Postby Cross Country » Mon Feb 15, 2010 3:48 pm

One time I was talking to someone about my various trips to Granite lake near Mineral King. Once I hiked all the way out arriving after 8:00. 3-4 times I had to stop and camp halfway between Cliff Creed and Timber Gap. I was talking about a conversation I had on the ridge close to the lake with a doctor and his two sons. One asked his dad what gatorade is (I was drinking it) and his dad said it was a salt solution. After the trip I checked the GA container and saw it is mostly sugar, and I supposed this makes it more a sugar solution, but I believe it's actually an electrolyte solution. At that moment when the light went on in my head it changed all of my future backpacking trips and all of my softball tournaments. Like everyone else, my tourney 2nd games were my best and it went downhill from there. Buy the 4th and 5th games my performance fell off drastically. Ditto for backpacking. From the 4th day I never had good energy.

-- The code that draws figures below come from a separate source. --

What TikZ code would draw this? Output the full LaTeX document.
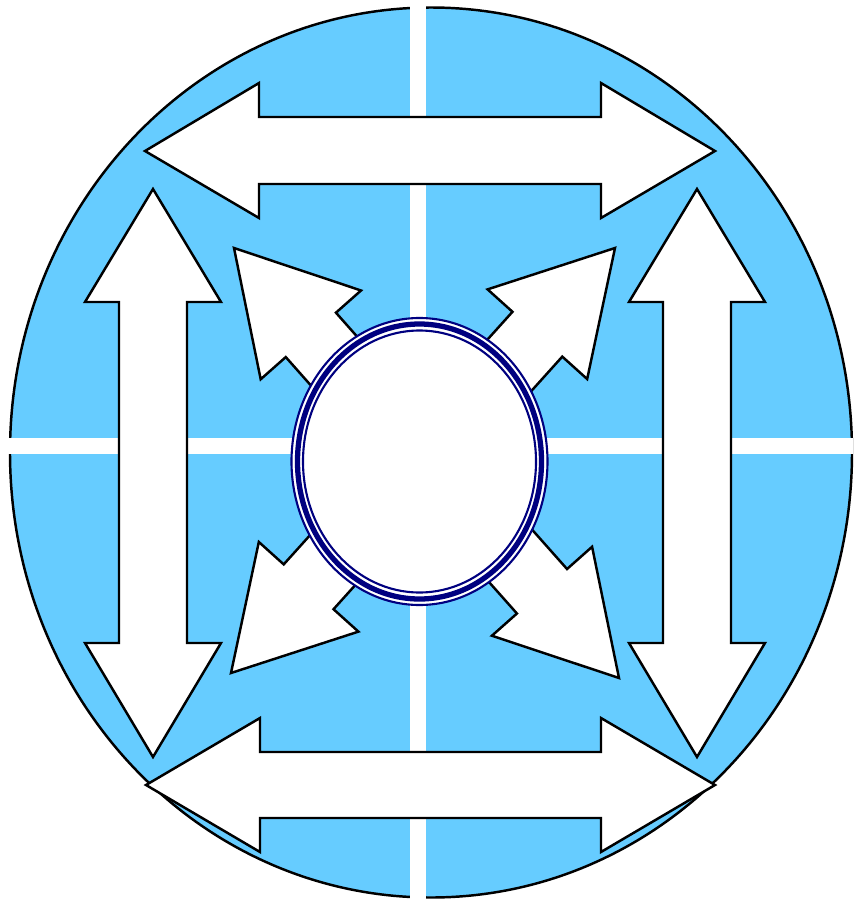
\documentclass[tikz,border=0pt]{standalone}
\definecolor{skyblue}{HTML}{66CCFF}
\definecolor{ringnavy}{HTML}{000080}
\begin{document}
\begin{tikzpicture}[x=0.02cm,y=-0.02cm,
  whitearrow/.style={draw=black,fill=white,line width=1.4pt,line join=miter},
  ringline/.style={draw=ringnavy,line width=1.2pt}]
\useasboundingbox (0,0) rectangle (853,900);
\draw[fill=skyblue,line width=1.4pt] (431,452.5) ellipse [x radius=421,y radius=445];
\fill[white] (410,0) rectangle (426,900);
\fill[white] (0,438) rectangle (853,454);
\draw[whitearrow] (145,151) -- (259,83) -- (259,117) -- (601,117) -- (601,83) -- (715,151) -- (601,218) -- (601,184) -- (259,184) -- (259,218) -- cycle;
\draw[whitearrow] (146,785) -- (260,718) -- (260,752) -- (601,752) -- (601,718) -- (715,785) -- (601,852) -- (601,818) -- (260,818) -- (260,852) -- cycle;
\draw[whitearrow] (153,189) -- (221,302) -- (187,302) -- (187,643) -- (221,643) -- (153,757) -- (85,643) -- (119,643) -- (119,302) -- (85,302) -- cycle;
\draw[whitearrow] (697,189) -- (765,302) -- (731,302) -- (731,643) -- (765,643) -- (697,757) -- (629,643) -- (663,643) -- (663,302) -- (629,302) -- cycle;
\foreach \tx/\ty/\ang in {234/248/-48.5, 615/248/-132, 619/678/131.6, 231/673/48}{
  \begin{scope}[shift={(\tx,\ty)},rotate=\ang]
    \draw[whitearrow] (0,0) -- (116,-67) -- (116,-33.5) -- (250,-33.5) -- (250,33.5) -- (116,33.5) -- (116,67) -- cycle;
  \end{scope}
}
\draw[ringline,fill=white] (419.5,461.5) ellipse [x radius=128,y radius=143.5];
\draw[ringline,line width=3pt] (419.5,461.5) ellipse [x radius=122,y radius=137.5];
\draw[ringline] (419.5,461.5) ellipse [x radius=116.5,y radius=131];
\end{tikzpicture}
\end{document}
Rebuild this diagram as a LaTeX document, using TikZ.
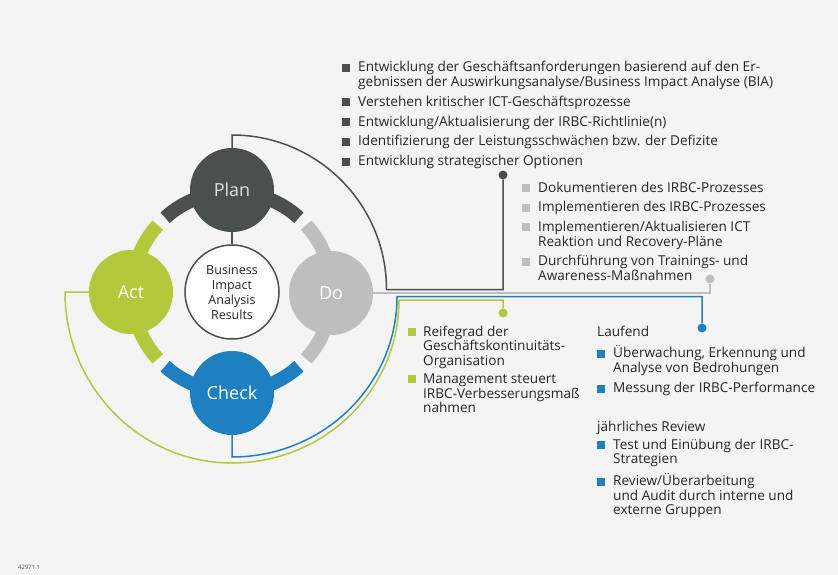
\documentclass[tikz,border=0pt]{standalone}
\usepackage{fontspec}
\setmainfont{Open Sans}
\usepackage{tikz}
\usetikzlibrary{calc}
\definecolor{plangray}{RGB}{75,79,78}
\definecolor{dogray}{RGB}{190,190,190}
\definecolor{checkblue}{RGB}{30,128,192}
\definecolor{actgreen}{RGB}{180,200,60}
\definecolor{paper}{RGB}{244,244,244}
\def\centerarm[#1](#2)(#3:#4){\draw[#1] ($(#2)+(#3:100)$) arc (#3:#4:100);}
\def\sq#1{\textcolor{#1}{\rule{8pt}{8pt}}}

\begin{document}
\begin{tikzpicture}[x=1pt, y=-1pt,
	stage/.style={circle, minimum size=84pt, inner sep=0pt, font=\fontsize{18}{20}\selectfont, text=white},
	link/.style={line width=1.5pt},
	arm/.style={line width=14pt},
	knob/.style={circle, minimum size=9pt, inner sep=0pt},
	txt/.style={anchor=base west, inner sep=0pt, text=black!85, font=\fontsize{13.6}{14.5}\selectfont}]
			%%%%% START %%%%%
			
			\fill[paper] (0, 0) rectangle (838, 575);
			\useasboundingbox (0, 0) rectangle (838, 575);
			
			\coordinate (C) at (232, 292);
			
			\centerarm[arm, plangray](C)(228:312);
			\centerarm[arm, dogray](C)(-42:42);
			\centerarm[arm, checkblue](C)(48:132);
			\centerarm[arm, actgreen](C)(138:222);
			
			\node[stage, fill=plangray, text=black!12] (plan) at (232, 190) {Plan};
			\node[stage, fill=dogray] (do) at (331, 293) {Do};
			\node[stage, fill=checkblue] (check) at (232, 393) {Check};
			\node[stage, fill=actgreen] (act) at (131, 292) {Act};
			\node[circle, draw=plangray, line width=1.5pt, fill=white, minimum size=94pt, inner sep=0pt, align=center, text=black!85, font=\fontsize{12.5}{15}\selectfont] (bia) at (C) {Business\\Impact\\Analysis\\Results};
			
			\draw[link, plangray] (plan.south) -- (bia.north);
			
			\node[knob, fill=plangray] (plandot) at (503, 175) {};
			\node[knob, fill=dogray] (dodot) at (710, 279) {};
			\node[knob, fill=checkblue] (checkdot) at (702, 328) {};
			\node[knob, fill=actgreen] (actdot) at (503, 313) {};
			
			\draw[link, plangray] (plan.north) -- (232, 135) arc (270:360:154.5) -- (503, 289.5) -- (plandot);
			\draw[link, dogray] (do.east) -- (710, 293) -- (dodot);
			\draw[link, checkblue] (check.south) -- (232, 457) arc [start angle=90, end angle=0, x radius=165, y radius=160.5] -- (702, 296.5) -- (checkdot);
			\draw[link, actgreen] (act.west) -- (65, 292) arc [start angle=180, end angle=90, x radius=167, y radius=171] arc [start angle=90, end angle=0, x radius=167, y radius=163] -- (503, 300) -- (actdot);
			
			\node[txt] (plantext) at (342, 72) {\begin{tabular}[t]{@{}l@{\hspace{8pt}}l@{}}
				\sq{plangray} & Entwicklung der Geschäftsanforderungen basierend auf den Er-\\
				& gebnissen der Auswirkungsanalyse/Business Impact Analyse (BIA)\\[5pt]
				\sq{plangray} & Verstehen kritischer ICT-Geschäftsprozesse\\[5pt]
				\sq{plangray} & Entwicklung/Aktualisierung der IRBC-Richtlinie(n)\\[5pt]
				\sq{plangray} & Identifizierung der Leistungsschwächen bzw. der Defizite\\[5pt]
				\sq{plangray} & Entwicklung strategischer Optionen
			\end{tabular}};
			
			\node[txt] (dotext) at (522, 192) {\begin{tabular}[t]{@{}l@{\hspace{8pt}}l@{}}
				\sq{dogray} & Dokumentieren des IRBC-Prozesses\\[5pt]
				\sq{dogray} & Implementieren des IRBC-Prozesses\\[5pt]
				\sq{dogray} & Implementieren/Aktualisieren ICT\\
				& Reaktion und Recovery-Pläne\\[5pt]
				\sq{dogray} & Durchführung von Trainings- und\\
				& Awareness-Maßnahmen
			\end{tabular}};
			
			\node[txt] (acttext) at (408, 336) {\begin{tabular}[t]{@{}l@{\hspace{7pt}}l@{}}
				\sq{actgreen} & Reifegrad der\\
				& Geschäftskontinuitäts-\\
				& Organisation\\[3.5pt]
				\sq{actgreen} & Management steuert\\
				& IRBC-Verbesserungsmaß\\
				& nahmen
			\end{tabular}};
			
			\node[txt] (checktext) at (597, 336) {\begin{tabular}[t]{@{}l@{\hspace{8pt}}l@{}}
				\multicolumn{2}{@{}l}{Laufend}\\[5.5pt]
				\sq{checkblue} & Überwachung, Erkennung und\\
				& Analyse von Bedrohungen\\[5.5pt]
				\sq{checkblue} & Messung der IRBC-Performance\\[23.5pt]
				\multicolumn{2}{@{}l}{jährliches Review}\\[3.5pt]
				\sq{checkblue} & Test und Einübung der IRBC-\\
				& Strategien\\[5.5pt]
				\sq{checkblue} & Review/Überarbeitung\\
				& und Audit durch interne und\\
				& externe Gruppen
			\end{tabular}};
			
			\node[anchor=west, inner sep=0pt, text=black!70, font=\fontsize{6}{7}\selectfont] (code) at (18, 567) {42971.1};
			
			%%%%% END %%%%%
		\end{tikzpicture}
\end{document}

That day I hiked out with the doctor and his sons I got to Mineral King easily and early. It was the Gatorade. Realizing this I thereafter had much much better BP trips and tournaments. Once I played 7 games in 2 days while not able to eat any solid food for 4 straight days. One can do just fine eating nothing more than GA for days. For ten years I almost never stooped for lunch on a BP trip. The body can't digest to burn solid food in less than 1 hour and more like 3-4 hours.